Second, you must admit the need for faith in your daily life. Your identification with Christ is not something which can be proved empirically, it's not like being able to see with you own eyes that the sun is shining. And even if it could be proven by our experience, many of us would be in trouble. An honest look at our lives hardly supports the idea that we are dead to sin and alive to God. But once we understand, with the Holy Spirit's help, that our ties with sin have already been broken, we begin to see that God has not deceived us. When we shift our attention to the completed work of the Cross and insist on our privileges, our old self surrenders to God's authority. Through faith and faith alone we personalize our victory.

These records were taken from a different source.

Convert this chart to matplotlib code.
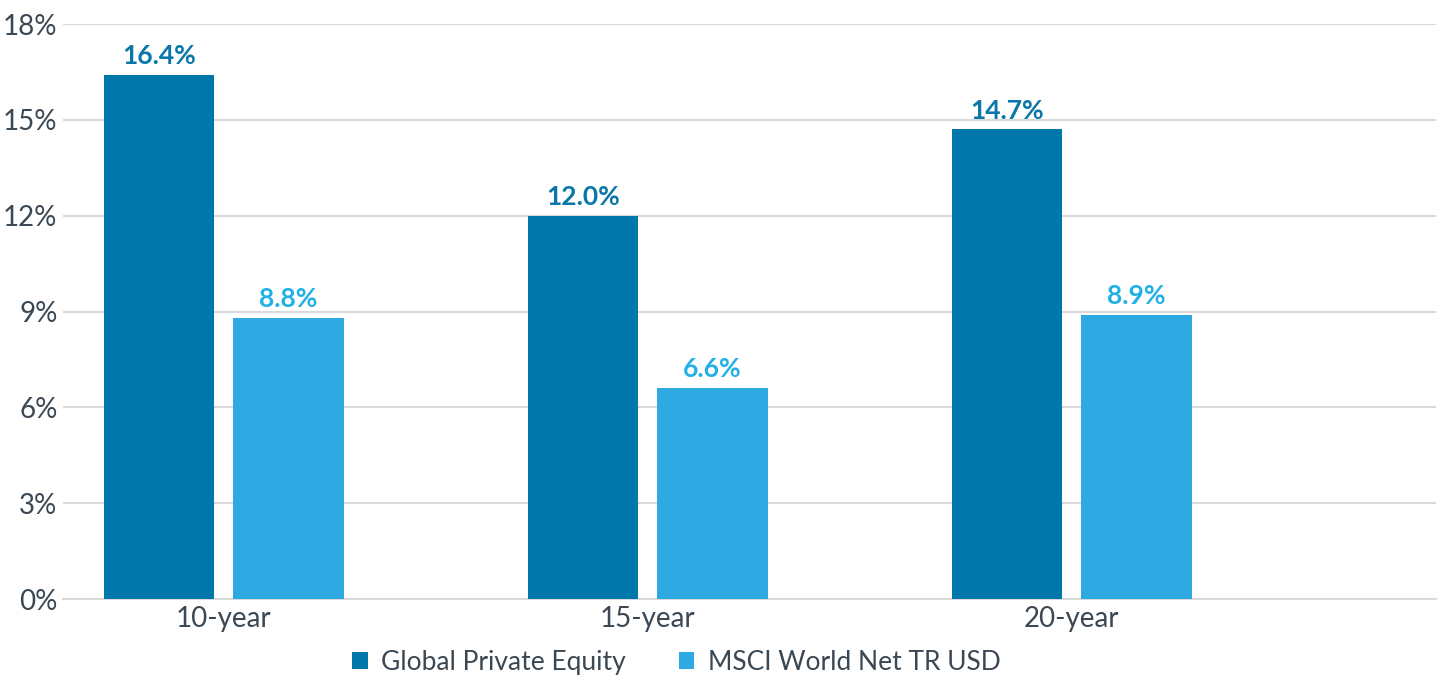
import numpy as np
import matplotlib
matplotlib.use("Agg")
import matplotlib.pyplot as plt

# =========================
# DATA
# =========================
periods = ["10-year", "15-year", "20-year"]
private_equity = [16.4, 12.0, 14.7]
msci_world = [8.8, 6.6, 8.9]
series_names = ["Global Private Equity", "MSCI World Net TR USD"]

# =========================
# STYLE
# =========================
plt.rcParams["font.family"] = ["Lato", "DejaVu Sans"]
DARK = "#0077AA"
LIGHT = "#2EA9E1"
DARK_TXT = "#0A77A8"
LIGHT_TXT = "#22B0E6"
TXT = "#3B4853"
GRID = "#D9D9D9"

fig = plt.figure(figsize=(14.42, 6.77), dpi=100)
ax = fig.add_axes([0.0437, 0.1152, 0.9523, 0.8493])

x = np.arange(len(periods))
w = 0.26
off = 0.153

b1 = ax.bar(x - off, private_equity, w, color=DARK, label=series_names[0], zorder=3)
b2 = ax.bar(x + off, msci_world, w, color=LIGHT, label=series_names[1], zorder=3)

for bars, vals, c in [(b1, private_equity, DARK_TXT), (b2, msci_world, LIGHT_TXT)]:
    for r, v in zip(bars, vals):
        ax.annotate(f"{v:.1f}%", (r.get_x() + r.get_width() / 2, r.get_height()),
                    xytext=(0, 5), textcoords="offset points", ha="center", va="bottom",
                    fontsize=19, fontweight="bold", color=c)

ax.set_ylim(0, 18)
ax.set_xlim(-0.379, 2.86)
ax.set_yticks(np.arange(0, 19, 3))
ax.set_yticklabels([f"{t}%" for t in range(0, 19, 3)])
ax.set_xticks(x)
ax.set_xticklabels(periods)
ax.yaxis.grid(True, color=GRID, linewidth=1.5, zorder=0)
ax.set_axisbelow(True)

for s in ["top", "right", "left"]:
    ax.spines[s].set_visible(False)
ax.spines["bottom"].set_color(GRID)
ax.spines["bottom"].set_linewidth(1.5)

ax.tick_params(axis="y", length=0, pad=4, labelsize=20, labelcolor=TXT)
ax.tick_params(axis="x", length=0, pad=5, labelsize=20, labelcolor=TXT)

ax.legend(loc="center", bbox_to_anchor=(0.4465, -0.11), ncol=2, frameon=False,
          fontsize=19, labelcolor=TXT, handlelength=0.6, handleheight=0.6,
          handletextpad=0.5, columnspacing=2.0)

fig.savefig("out.png", dpi=100)
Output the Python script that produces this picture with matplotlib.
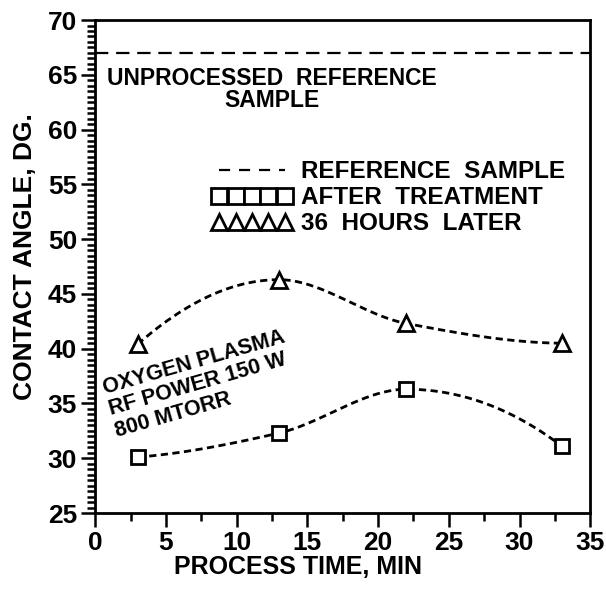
import numpy as np
import matplotlib.pyplot as plt
from matplotlib.ticker import MultipleLocator
from matplotlib.lines import Line2D

plt.rcParams['font.family'] = ['Liberation Sans', 'DejaVu Sans']
plt.rcParams['font.weight'] = 'bold'

# Data
time_min = [3, 13, 22, 33]
after_treatment = [30.1, 32.3, 36.3, 31.1]
hours_36_later = [40.4, 46.3, 42.3, 40.5]
reference_angle = 67.0


def pchip(x, y, xs):
    # shape preserving cubic (Fritsch-Carlson), used only to draw the smooth guide curve
    x = np.asarray(x, float)
    y = np.asarray(y, float)
    h = np.diff(x)
    d = np.diff(y) / h
    m = np.zeros_like(y)
    for k in range(1, len(x) - 1):
        if d[k - 1] * d[k] > 0:
            w1 = 2 * h[k] + h[k - 1]
            w2 = h[k] + 2 * h[k - 1]
            m[k] = (w1 + w2) / (w1 / d[k - 1] + w2 / d[k])
    m[0] = ((2 * h[0] + h[1]) * d[0] - h[0] * d[1]) / (h[0] + h[1])
    if np.sign(m[0]) != np.sign(d[0]):
        m[0] = 0
    m[-1] = ((2 * h[-1] + h[-2]) * d[-1] - h[-1] * d[-2]) / (h[-1] + h[-2])
    if np.sign(m[-1]) != np.sign(d[-1]):
        m[-1] = 0
    ys = np.empty_like(xs)
    for i, xv in enumerate(xs):
        k = min(np.searchsorted(x, xv, side='right') - 1, len(x) - 2)
        k = max(k, 0)
        t = (xv - x[k]) / h[k]
        h00 = 2 * t**3 - 3 * t**2 + 1
        h10 = t**3 - 2 * t**2 + t
        h01 = -2 * t**3 + 3 * t**2
        h11 = t**3 - t**2
        ys[i] = h00 * y[k] + h10 * h[k] * m[k] + h01 * y[k + 1] + h11 * h[k] * m[k + 1]
    return ys


fig = plt.figure(figsize=(6.06, 5.89), dpi=100)
ax = fig.add_axes([0.157, 0.129, 0.817, 0.837])

xs = np.linspace(time_min[0], time_min[-1], 300)
for ys, mk, ms in [(after_treatment, 's', 10.5), (hours_36_later, '^', 12)]:
    ax.plot(xs, pchip(time_min, ys, xs), color='black', lw=2.0,
            dashes=(2.6, 1.6))
    ax.plot(time_min, ys, linestyle='none', marker=mk, ms=ms,
            mfc='white', mec='black', mew=2.0, zorder=3)

ax.axhline(reference_angle, color='black', lw=1.6, dashes=(6, 3.5))

ax.text(12.5, 65.7, 'UNPROCESSED  REFERENCE\nSAMPLE', ha='center', va='top',
        fontsize=16.5, fontweight='bold', linespacing=0.95)

ax.text(1.0, 34.4, 'OXYGEN PLASMA\nRF POWER 150 W\n800 MTORR', ha='left',
        va='center', rotation=16, rotation_mode='anchor', fontsize=15.5,
        fontweight='bold', linespacing=1.08)

handles = [
    Line2D([], [], color='black', lw=1.6, dashes=(5, 4)),
    Line2D([], [], linestyle='none', marker='s', ms=12, mfc='white',
           mec='black', mew=2.0),
    Line2D([], [], linestyle='none', marker='^', ms=12, mfc='white',
           mec='black', mew=2.0),
]
labels = ['REFERENCE  SAMPLE', 'AFTER  TREATMENT', '36  HOURS  LATER']
ax.legend(handles, labels, loc='upper left', bbox_to_anchor=(0.236, 0.716),
          frameon=False, numpoints=5, handlelength=3.3, handletextpad=0.35,
          labelspacing=0.13, borderpad=0, borderaxespad=0,
          prop={'size': 17.5, 'weight': 'bold'})

ax.set_xlim(0, 35)
ax.set_ylim(25, 70)
ax.xaxis.set_major_locator(MultipleLocator(5))
ax.xaxis.set_minor_locator(MultipleLocator(2.5))
ax.yaxis.set_major_locator(MultipleLocator(5))
ax.yaxis.set_minor_locator(MultipleLocator(0.5))
ax.tick_params(which='both', direction='out', width=1.8, labelsize=19,
               top=False, right=False)
ax.tick_params(which='major', length=10, pad=3)
ax.tick_params(which='minor', length=6)
for lab in ax.get_xticklabels() + ax.get_yticklabels():
    lab.set_fontweight('bold')
for sp in ax.spines.values():
    sp.set_linewidth(2.0)

ax.set_xlabel('PROCESS TIME, MIN', fontsize=18, fontweight='bold')
ax.xaxis.set_label_coords(0.41, -0.085)
ax.set_ylabel('CONTACT ANGLE, DG.', fontsize=19, fontweight='bold')
ax.yaxis.set_label_coords(-0.117, 0.52)

fig.savefig('out.png', dpi=100)
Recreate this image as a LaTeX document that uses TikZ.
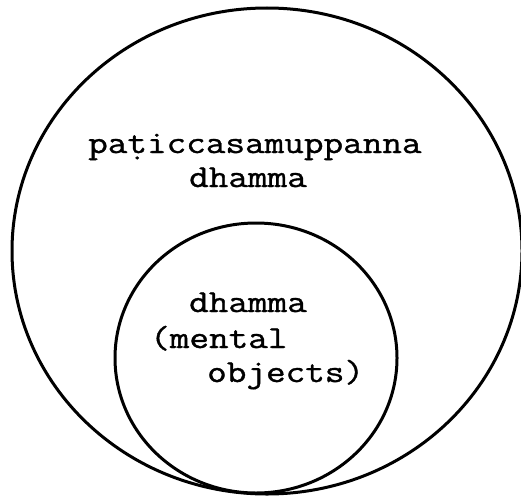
\documentclass[tikz,border=0pt]{standalone}
\usepackage{fontspec}
\newfontfamily\tw[FakeBold=1]{Latin Modern Mono}
\newcommand{\wide}[1]{\scalebox{1.19}[1]{#1}}
\begin{document}
\begin{tikzpicture}[x=1pt,y=-1pt,
  ring/.style={draw=black,line width=3pt},
  label/.style={anchor=base west,inner sep=0pt,font=\tw\fontsize{32pt}{35pt}\selectfont}]
\useasboundingbox (0,0) rectangle (521,495);
\fill[white] (0,0) rectangle (521,495);
% outer circle
\draw[ring] (267,251) ellipse [x radius=255, y radius=243];
% inner circle
\draw[ring] (256,358) ellipse [x radius=141, y radius=135];
% texts
\node[label] (t1) at (88,153) {\wide{pa\d{t}iccasamuppanna}};
\node[label] (t2) at (189,187) {\wide{dhamma}};
\node[label] (t3) at (189,312) {\wide{dhamma}};
\node[label] (t4) at (150,348) {\wide{(mental}};
\node[label] (t5) at (207,382) {\wide{objects)}};
\end{tikzpicture}
\end{document}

Let me add that your freedom from sin is never automatic. Every inch is contested. No one ever falls into maturity, even though you are already positionally complete in Christ. One danger of reading a book like this is that you may tend to look for formulas for a new spiritual technique. But there is no substitute for waiting before God, reading His Word, and then obeying the truth He has revealed.

The Christ life is a growing relationship. Applying the Cross to your life is not something you do once and for all. Nor is it sufficient to do it every week or even once a day. It is a moment by moment, daily process. As you develop sensitivity to the Holy Spirit's work in your life, you will find that saying No to the flesh and Yes to Christ will become a way of life.